Exercise: Repeat, exactly and in full, the lines of the listing below, but without any pictures.

Data extract:
.....
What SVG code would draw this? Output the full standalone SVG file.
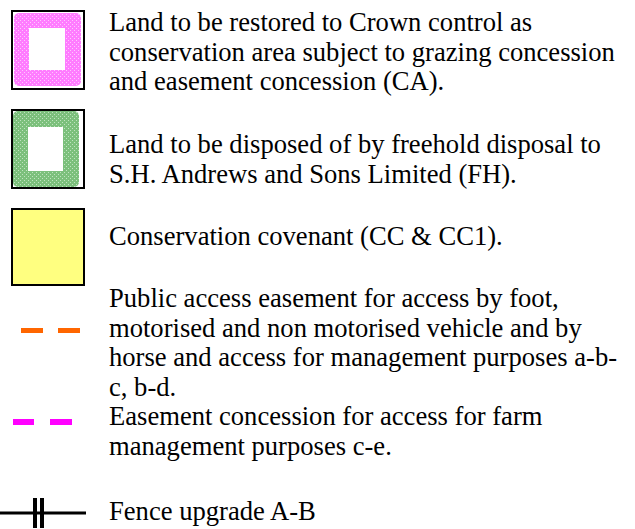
<svg xmlns="http://www.w3.org/2000/svg" width="635" height="529" viewBox="0 0 635 529">
<defs>
<pattern id="pinkPat" width="4" height="4" patternUnits="userSpaceOnUse">
<rect width="4" height="4" fill="#FF7CFF"/>
<rect x="0" y="0" width="1" height="1" fill="#FFC8FF"/>
<rect x="2" y="2" width="1" height="1" fill="#FFC8FF"/>
</pattern>
<pattern id="greenPat" width="4" height="4" patternUnits="userSpaceOnUse">
<rect width="4" height="4" fill="#7CC07C"/>
<rect x="0" y="0" width="1" height="1" fill="#C0E4C0"/>
<rect x="2" y="2" width="1" height="1" fill="#C0E4C0"/>
</pattern>
<style>
.box{fill:none;stroke:#000;stroke-width:2}
</style>
</defs>
<g font-family="'Liberation Serif', 'Times New Roman', 'DejaVu Serif', serif" font-size="26.6" fill="#000">
<g id="legend-ca">
<rect x="14" y="13" width="67" height="73" rx="5" fill="url(#pinkPat)"/>
<rect x="29" y="28" width="36" height="42" fill="#fff"/>
<rect class="box" x="12" y="11" width="72" height="78"/>
<text x="109" y="31">Land to be restored to Crown control as</text>
<text x="109" y="61">conservation area subject to grazing concession</text>
<text x="109" y="90">and easement concession (CA).</text>
</g>
<g id="legend-fh">
<rect x="13" y="111" width="66" height="76" rx="5" fill="url(#greenPat)"/>
<rect x="28" y="127" width="35" height="44" fill="#fff"/>
<rect class="box" x="12" y="110" width="72" height="78"/>
<text x="109" y="153">Land to be disposed of by freehold disposal to</text>
<text x="109" y="183">S.H. Andrews and Sons Limited (FH).</text>
</g>
<g id="legend-cc">
<rect x="12" y="209" width="72" height="76" fill="#FFFF80" stroke="#000" stroke-width="2"/>
<text x="109" y="245">Conservation covenant (CC &amp; CC1).</text>
</g>
<g id="legend-public">
<rect x="21" y="328" width="22" height="5" fill="#FF6600"/>
<rect x="58" y="328" width="22" height="5" fill="#FF6600"/>
<text x="109" y="307">Public access easement for access by foot,</text>
<text x="109" y="336.5">motorised and non motorised vehicle and by</text>
<text x="109" y="366">horse and access for management purposes a-b-</text>
<text x="109" y="395.5">c, b-d.</text>
</g>
<g id="legend-easement">
<rect x="13" y="419" width="21" height="6" fill="#FF00FF"/>
<rect x="50" y="419" width="22" height="6" fill="#FF00FF"/>
<text x="109" y="425">Easement concession for access for farm</text>
<text x="109" y="455">management purposes c-e.</text>
</g>
<g id="legend-fence">
<rect x="0" y="511.5" width="86" height="3" fill="#000"/>
<rect x="33" y="498" width="4" height="30" fill="#000"/>
<rect x="40" y="498" width="4" height="30" fill="#000"/>
<text x="109" y="520">Fence upgrade A-B</text>
</g>
</g>
<g id="connectors"></g>
</svg>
.....
Answer to the exercise:
What SVG code would draw this? Output the full standalone SVG file.
<svg xmlns="http://www.w3.org/2000/svg" width="635" height="529" viewBox="0 0 635 529">
<defs>
<pattern id="pinkPat" width="4" height="4" patternUnits="userSpaceOnUse">
<rect width="4" height="4" fill="#FF7CFF"/>
<rect x="0" y="0" width="1" height="1" fill="#FFC8FF"/>
<rect x="2" y="2" width="1" height="1" fill="#FFC8FF"/>
</pattern>
<pattern id="greenPat" width="4" height="4" patternUnits="userSpaceOnUse">
<rect width="4" height="4" fill="#7CC07C"/>
<rect x="0" y="0" width="1" height="1" fill="#C0E4C0"/>
<rect x="2" y="2" width="1" height="1" fill="#C0E4C0"/>
</pattern>
<style>
.box{fill:none;stroke:#000;stroke-width:2}
</style>
</defs>
<g font-family="'Liberation Serif', 'Times New Roman', 'DejaVu Serif', serif" font-size="26.6" fill="#000">
<g id="legend-ca">
<rect x="14" y="13" width="67" height="73" rx="5" fill="url(#pinkPat)"/>
<rect x="29" y="28" width="36" height="42" fill="#fff"/>
<rect class="box" x="12" y="11" width="72" height="78"/>
<text x="109" y="31">Land to be restored to Crown control as</text>
<text x="109" y="61">conservation area subject to grazing concession</text>
<text x="109" y="90">and easement concession (CA).</text>
</g>
<g id="legend-fh">
<rect x="13" y="111" width="66" height="76" rx="5" fill="url(#greenPat)"/>
<rect x="28" y="127" width="35" height="44" fill="#fff"/>
<rect class="box" x="12" y="110" width="72" height="78"/>
<text x="109" y="153">Land to be disposed of by freehold disposal to</text>
<text x="109" y="183">S.H. Andrews and Sons Limited (FH).</text>
</g>
<g id="legend-cc">
<rect x="12" y="209" width="72" height="76" fill="#FFFF80" stroke="#000" stroke-width="2"/>
<text x="109" y="245">Conservation covenant (CC &amp; CC1).</text>
</g>
<g id="legend-public">
<rect x="21" y="328" width="22" height="5" fill="#FF6600"/>
<rect x="58" y="328" width="22" height="5" fill="#FF6600"/>
<text x="109" y="307">Public access easement for access by foot,</text>
<text x="109" y="336.5">motorised and non motorised vehicle and by</text>
<text x="109" y="366">horse and access for management purposes a-b-</text>
<text x="109" y="395.5">c, b-d.</text>
</g>
<g id="legend-easement">
<rect x="13" y="419" width="21" height="6" fill="#FF00FF"/>
<rect x="50" y="419" width="22" height="6" fill="#FF00FF"/>
<text x="109" y="425">Easement concession for access for farm</text>
<text x="109" y="455">management purposes c-e.</text>
</g>
<g id="legend-fence">
<rect x="0" y="511.5" width="86" height="3" fill="#000"/>
<rect x="33" y="498" width="4" height="30" fill="#000"/>
<rect x="40" y="498" width="4" height="30" fill="#000"/>
<text x="109" y="520">Fence upgrade A-B</text>
</g>
</g>
<g id="connectors"></g>
</svg>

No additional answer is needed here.